- _Problem description_
Go through the listing and set it down exactly, leaving out its pictures.
---------- Source material
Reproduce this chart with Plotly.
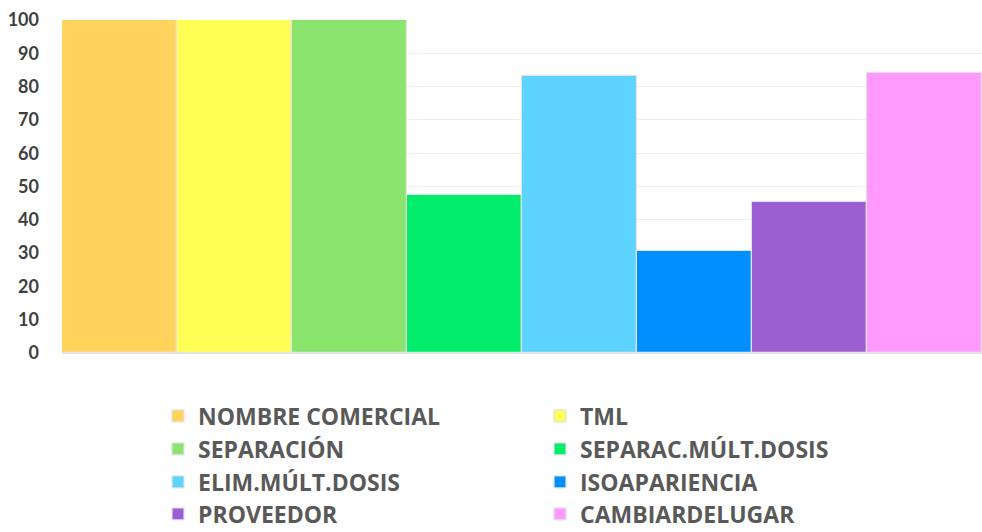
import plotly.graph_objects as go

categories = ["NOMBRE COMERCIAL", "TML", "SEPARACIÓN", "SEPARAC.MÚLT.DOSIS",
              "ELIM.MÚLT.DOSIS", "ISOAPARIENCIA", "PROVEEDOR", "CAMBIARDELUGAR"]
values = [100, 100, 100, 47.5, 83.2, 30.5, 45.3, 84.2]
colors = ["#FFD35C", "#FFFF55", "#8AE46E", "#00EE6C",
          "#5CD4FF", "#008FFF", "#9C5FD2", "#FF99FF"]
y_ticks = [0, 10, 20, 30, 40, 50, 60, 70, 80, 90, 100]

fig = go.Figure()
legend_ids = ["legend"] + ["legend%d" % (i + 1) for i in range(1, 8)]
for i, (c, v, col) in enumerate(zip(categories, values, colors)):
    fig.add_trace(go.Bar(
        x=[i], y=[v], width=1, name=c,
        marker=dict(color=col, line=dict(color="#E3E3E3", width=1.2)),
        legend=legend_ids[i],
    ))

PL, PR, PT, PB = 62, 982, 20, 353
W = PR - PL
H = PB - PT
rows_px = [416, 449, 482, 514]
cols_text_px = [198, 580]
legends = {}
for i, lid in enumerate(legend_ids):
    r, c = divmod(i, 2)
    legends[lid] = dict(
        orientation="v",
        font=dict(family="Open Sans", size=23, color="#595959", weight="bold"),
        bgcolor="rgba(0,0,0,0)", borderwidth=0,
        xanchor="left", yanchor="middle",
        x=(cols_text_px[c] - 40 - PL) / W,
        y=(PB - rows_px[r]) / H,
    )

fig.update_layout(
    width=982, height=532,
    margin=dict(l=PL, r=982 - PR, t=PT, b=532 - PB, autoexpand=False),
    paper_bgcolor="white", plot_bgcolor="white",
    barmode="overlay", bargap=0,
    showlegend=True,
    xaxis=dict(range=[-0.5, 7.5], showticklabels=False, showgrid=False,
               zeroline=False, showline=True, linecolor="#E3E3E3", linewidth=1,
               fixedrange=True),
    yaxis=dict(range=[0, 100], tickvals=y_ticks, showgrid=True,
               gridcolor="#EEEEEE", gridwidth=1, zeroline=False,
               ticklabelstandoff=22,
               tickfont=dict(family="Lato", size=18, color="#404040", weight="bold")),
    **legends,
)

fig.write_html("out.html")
--------------------
- _Problem solution_
Reproduce this chart with Plotly.
import plotly.graph_objects as go

categories = ["NOMBRE COMERCIAL", "TML", "SEPARACIÓN", "SEPARAC.MÚLT.DOSIS",
              "ELIM.MÚLT.DOSIS", "ISOAPARIENCIA", "PROVEEDOR", "CAMBIARDELUGAR"]
values = [100, 100, 100, 47.5, 83.2, 30.5, 45.3, 84.2]
colors = ["#FFD35C", "#FFFF55", "#8AE46E", "#00EE6C",
          "#5CD4FF", "#008FFF", "#9C5FD2", "#FF99FF"]
y_ticks = [0, 10, 20, 30, 40, 50, 60, 70, 80, 90, 100]

fig = go.Figure()
legend_ids = ["legend"] + ["legend%d" % (i + 1) for i in range(1, 8)]
for i, (c, v, col) in enumerate(zip(categories, values, colors)):
    fig.add_trace(go.Bar(
        x=[i], y=[v], width=1, name=c,
        marker=dict(color=col, line=dict(color="#E3E3E3", width=1.2)),
        legend=legend_ids[i],
    ))

PL, PR, PT, PB = 62, 982, 20, 353
W = PR - PL
H = PB - PT
rows_px = [416, 449, 482, 514]
cols_text_px = [198, 580]
legends = {}
for i, lid in enumerate(legend_ids):
    r, c = divmod(i, 2)
    legends[lid] = dict(
        orientation="v",
        font=dict(family="Open Sans", size=23, color="#595959", weight="bold"),
        bgcolor="rgba(0,0,0,0)", borderwidth=0,
        xanchor="left", yanchor="middle",
        x=(cols_text_px[c] - 40 - PL) / W,
        y=(PB - rows_px[r]) / H,
    )

fig.update_layout(
    width=982, height=532,
    margin=dict(l=PL, r=982 - PR, t=PT, b=532 - PB, autoexpand=False),
    paper_bgcolor="white", plot_bgcolor="white",
    barmode="overlay", bargap=0,
    showlegend=True,
    xaxis=dict(range=[-0.5, 7.5], showticklabels=False, showgrid=False,
               zeroline=False, showline=True, linecolor="#E3E3E3", linewidth=1,
               fixedrange=True),
    yaxis=dict(range=[0, 100], tickvals=y_ticks, showgrid=True,
               gridcolor="#EEEEEE", gridwidth=1, zeroline=False,
               ticklabelstandoff=22,
               tickfont=dict(family="Lato", size=18, color="#404040", weight="bold")),
    **legends,
)

fig.write_html("out.html")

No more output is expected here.